Objection: Jesus’ Bearing of Sicknesses Is Just a Metonymy

Metonymy is probably not a word you use when you talk with your friends – unless you all happen to be seminary professors.  A metonymy is a figure of speech that reverses cause and effect by referring to something closely related to something else.  The objector correctly notes that the Bible DOES contain metonymies.  Then he concludes that Jesus’ bearing of sicknesses is another one.
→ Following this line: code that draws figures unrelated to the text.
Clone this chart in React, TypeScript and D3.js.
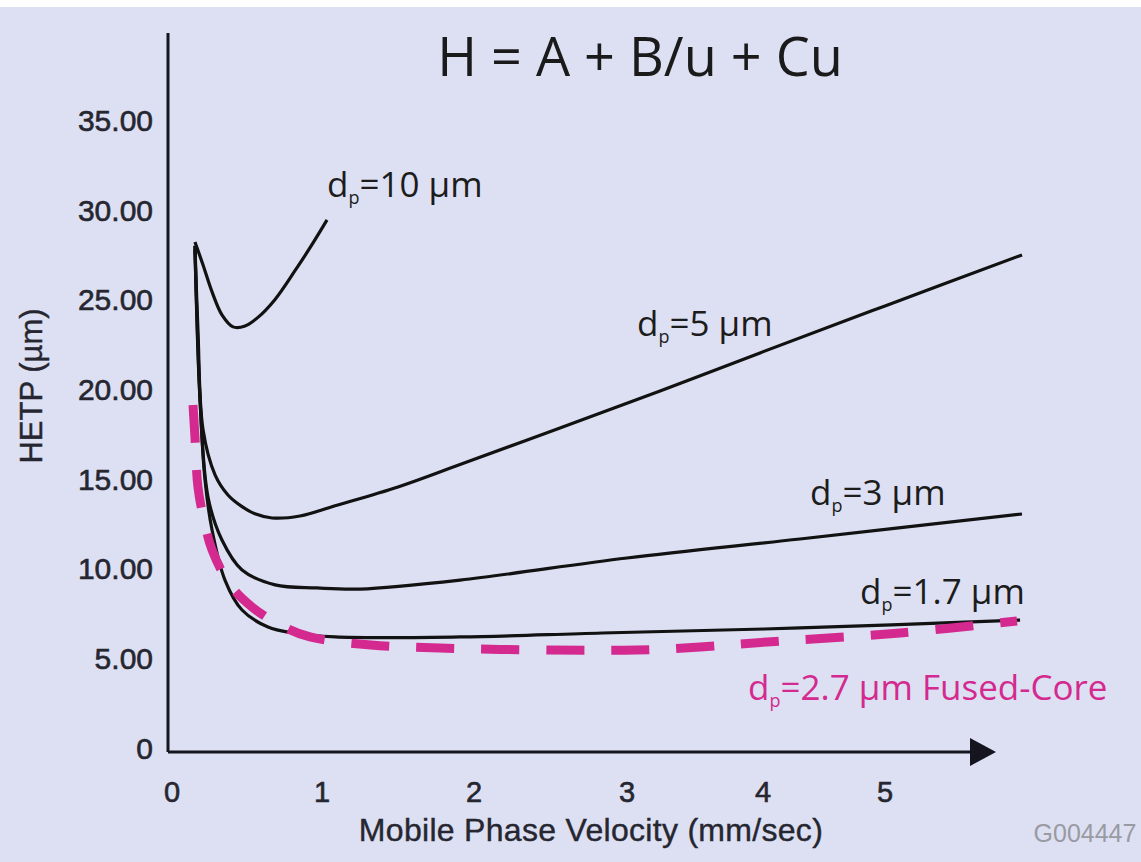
import React from 'react';
import * as d3 from 'd3';

// ---- data (u = mobile phase velocity mm/sec, H = HETP µm) ----
const xTickValues = [0, 1, 2, 3, 4, 5];
const yTickValues = [0, 5, 10, 15, 20, 25, 30, 35];
const yTickLabels = ['0', '5.00', '10.00', '15.00', '20.00', '25.00', '30.00', '35.00'];

const dp10: [number, number][] = [
  [0.153, 28.2], [0.207, 26.92], [0.267, 25.42], [0.333, 24.14], [0.407, 23.47],
  [0.487, 23.52], [0.573, 24.0], [0.687, 25.0], [0.82, 26.6], [0.933, 28.05], [1.033, 29.43],
];
const dp5: [number, number][] = [
  [0.153, 27.98], [0.173, 23.3], [0.207, 17.73], [0.287, 15.22], [0.373, 14.1], [0.467, 13.45],
  [0.553, 13.05], [0.667, 12.82], [0.853, 12.93], [1.086, 13.5], [1.5, 14.55], [1.908, 15.8],
  [2.562, 17.84], [3.243, 19.89], [3.978, 22.02], [5.0, 24.64], [6.123, 27.48],
];
const dp3: [number, number][] = [
  [0.153, 28.0], [0.187, 19.4], [0.24, 13.99], [0.333, 11.59], [0.467, 9.92], [0.687, 9.09],
  [0.967, 8.92], [1.25, 8.86], [1.908, 9.36], [3.0, 10.59], [4.303, 11.65], [6.123, 13.04],
];
const dp17: [number, number][] = [
  [0.153, 27.76], [0.187, 19.4], [0.22, 14.94], [0.267, 12.15], [0.353, 9.36], [0.467, 7.69],
  [0.64, 6.74], [0.807, 6.41], [1.086, 6.19], [1.908, 6.19], [2.837, 6.41], [4.303, 6.69], [6.107, 7.13],
];
const fusedCore: [number, number][] = [
  [0.14, 19.12], [0.153, 17.34], [0.173, 14.55], [0.213, 12.71], [0.267, 11.04], [0.387, 9.09],
  [0.533, 7.86], [0.72, 6.86], [0.92, 6.19], [1.322, 5.74], [1.776, 5.57], [2.497, 5.46],
  [3.066, 5.46], [3.537, 5.63], [4.033, 5.91], [5.123, 6.41], [6.082, 7.08],
];

// label anchors in data units (left, baseline)
const curveLabels = [
  { pre: 'd', sub: 'p', post: '=10 µm', u: 1.033, h: 30.71, color: '#1c1c1c' },
  { pre: 'd', sub: 'p', post: '=5 µm', u: 3.074, h: 22.97, color: '#1c1c1c' },
  { pre: 'd', sub: 'p', post: '=3 µm', u: 4.385, h: 13.55, color: '#1c1c1c' },
  { pre: 'd', sub: 'p', post: '=1.7 µm', u: 4.795, h: 8.03, color: '#1c1c1c' },
  { pre: 'd', sub: 'p', post: '=2.7 µm Fused-Core', u: 3.89, h: 2.68, color: '#d42a8f' },
];

const W = 1141;
const H = 862;

export default function App() {
  const x = d3.scaleLinear().domain([0, 1, 2, 3, 4, 5, 6]).range([172, 322, 474, 627, 763, 885, 1007]);
  const y = d3.scaleLinear().domain([0, 35]).range([748, 120]);
  const line = d3
    .line<[number, number]>()
    .x((d) => x(d[0]))
    .y((d) => y(d[1]))
    .curve(d3.curveCatmullRom.alpha(0.5));

  const axisX0 = 168;
  const axisY0 = 752;
  const tickFont = "'Liberation Sans', Arial, sans-serif";
  const labelFont = "'Open Sans', 'Noto Sans', sans-serif";
  const textColor = '#262630';

  return (
    <div style={{ position: 'absolute', left: 0, top: 0 }}>
      <svg width={W} height={H} style={{ display: 'block' }}>
        <rect x={0} y={0} width={W} height={H} fill="#dce0f2" />
        <rect x={0} y={0} width={W} height={7} fill="#ffffff" />

        {/* title */}
        <text x={640} y={76} textAnchor="middle" fontFamily={labelFont} fontSize={54} fill="#1a1a1a">
          H = A + B/u + Cu
        </text>

        {/* axes */}
        <line x1={axisX0} y1={33} x2={axisX0} y2={axisY0} stroke="#15151f" strokeWidth={3} />
        <line x1={axisX0} y1={axisY0} x2={975} y2={axisY0} stroke="#15151f" strokeWidth={3} />
        <path d={`M970,${axisY0 - 14} L996,${axisY0} L970,${axisY0 + 14} Z`} fill="#15151f" />

        {/* y ticks */}
        {yTickValues.map((v, i) => (
          <text key={v} x={153} y={y(v)} dy="0.36em" textAnchor="end" fontFamily={tickFont} fontSize={30}
            fill={textColor} stroke={textColor} strokeWidth={0.6}>
            {yTickLabels[i]}
          </text>
        ))}
        {/* x ticks */}
        {xTickValues.map((v) => (
          <text key={v} x={x(v)} y={802} textAnchor="middle" fontFamily={tickFont} fontSize={29}
            fill={textColor} stroke={textColor} strokeWidth={0.6}>
            {v}
          </text>
        ))}

        <text x={591} y={841} textAnchor="middle" fontFamily={tickFont} fontSize={32} fill={textColor}
          stroke={textColor} strokeWidth={0.4} letterSpacing={0.3}>
          Mobile Phase Velocity (mm/sec)
        </text>
        <text
          transform={`translate(42,386) rotate(-90)`}
          textAnchor="middle"
          fontFamily={tickFont}
          fontSize={31}
          fill={textColor}
          stroke={textColor}
          strokeWidth={0.4}
        >
          HETP (µm)
        </text>
        <text x={1085} y={842} textAnchor="middle" fontFamily={tickFont} fontSize={25} fill="#9a9aa2">
          G004447
        </text>

        {/* curves */}
        {[dp10, dp5, dp3, dp17].map((s, i) => (
          <path key={i} d={line(s) || ''} fill="none" stroke="#121212" strokeWidth={3.2} strokeLinejoin="round" />
        ))}
        <path
          d={line(fusedCore) || ''}
          fill="none"
          stroke="#d42a8f"
          strokeWidth={9}
          strokeDasharray="38 27"
        />

        {/* curve labels */}
        {curveLabels.map((l, i) => (
          <text key={i} x={x(l.u)} y={y(l.h)} fontFamily={labelFont} fontSize={35} fill={l.color}>
            {l.pre}
            <tspan fontSize={18} dy={7}>{l.sub}</tspan>
            <tspan dy={-7}>{l.post}</tspan>
          </text>
        ))}
      </svg>
    </div>
  );
}
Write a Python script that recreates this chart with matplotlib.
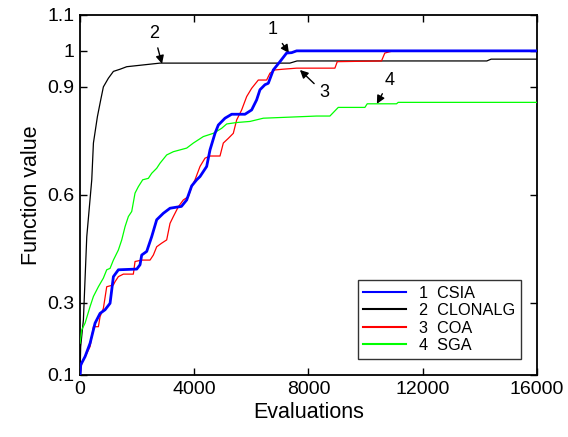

So let’s give the objector some credit for pointing out these verses:

Luke 2:30:
For mine eyes have seen thy salvation,

In this case, Simeon’s eyes did not actually see God’s salvation – they saw the cause of salvation (Jesus) but not His effect – salvation – that would be accomplished later.  So cause and effect have been reversed.

Luke 16:29:
Abraham saith unto him, They have Moses and the prophets; let them hear them.

In this case, it was impossible for the rich man’s five brothers to actually hear Moses and the prophets, who were long gone at that point.  Moses and the prophets were the cause of prophecies – the effect was the prophecies themselves.  So cause and effect have been reversed.

So now the objector assumes that “Surely He hath borne our sicknesses” (which IS literally what Isaiah said in Isaiah 53:4, as any honest seminarian would have to admit) is a metonymy that reverses the cause (bearing sin) with the effect (sicknesses) and thus really means that Jesus hath borne our sins, not our sicknesses.  He goes on to say that the cause (sin) and effect (penal judgment) have been transposed and that Isaiah must have meant that He was punished for sin, which CAUSES sickness.  In other words, Isaiah was only saying that Jesus bore our SINS (cause), not our SICKNESSES (effect).

At least this particular objector has the good sense to admit that Matthew 8:17 refers to the atonement – a fact missed by many other objectors.

I will start by saying that the Bible is full of straightforward statements that are not metonymies!  The existence of a few metonymies does not prove that any Bible statement is likely to be a metonymy.  (I could list such statements by the thousands, but that would lead to monotony.)

How can we tell that Jesus was really bearing sicknesses, according to Isaiah?  We could “ask” Isaiah himself by looking at Isaiah 53:10 where God “made Him (Jesus) sick.”  That undercuts the metonymy argument right there.  Isaiah 53:10 could not reasonably be considered a metonymy and it clearly states that Jesus was (literally in the Hebrew) “made sick.”  So this is no figure of speech.  He really WAS made sick.  But where did those sicknesses come from?  US!  God laid OUR sicknesses on Him as part of the punishment for our sins.

No reasonable person could assume that Moses and the prophets were still alive to be heard, or that Simeon saw what Jesus did on the cross.  Thus, there is clear evidence that these HAVE to be metonymies.  However, this isn’t the case with Jesus’ bearing of sickness.  You should ALWAYS assume that Bible verses are literal unless you can PROVE that they are figurative.  Otherwise, you’ll go around concluding that any verse you don’t like is merely figurative, which is what some people do.

The evidence is overwhelming that Jesus bore CONSEQUENCES for sin and not just sin itself, so statements by Isaiah and Matthew could not be metonymies.  If Jesus did not bear our sicknesses, what right did He have to remove them in the gospels before He suffered with them?  How could mere symbols of Jesus in the Old Testament produce both forgiveness and physical healing, only to have the real Jesus only offer forgiveness to mankind?

The objector admits that sin is the cause of sickness, so dealing with man’s sin problem should also deal with man’s sickness problem!

Most importantly, if Jesus bore our sins but not the physical punishments prescribed in the Law’s curse, how could He have ransomed us by paying the price for sin in our place?  He HAD to be punished as the Law prescribed, which means that He HAD to be made sick.  Otherwise, He would not have paid our ransom price, and it would still be left for us to pay.  God is just – He HAS TO punish sin.  The only way He could stop US from having to be punished for our sins was to send Jesus to be punished for our sins in our place!  Thus, He HAD to bear not only our sins but the punishment for them as well.

So you should be able to see that the fact that He “bore our sicknesses” is a literal statement that CANNOT be considered a metonymy.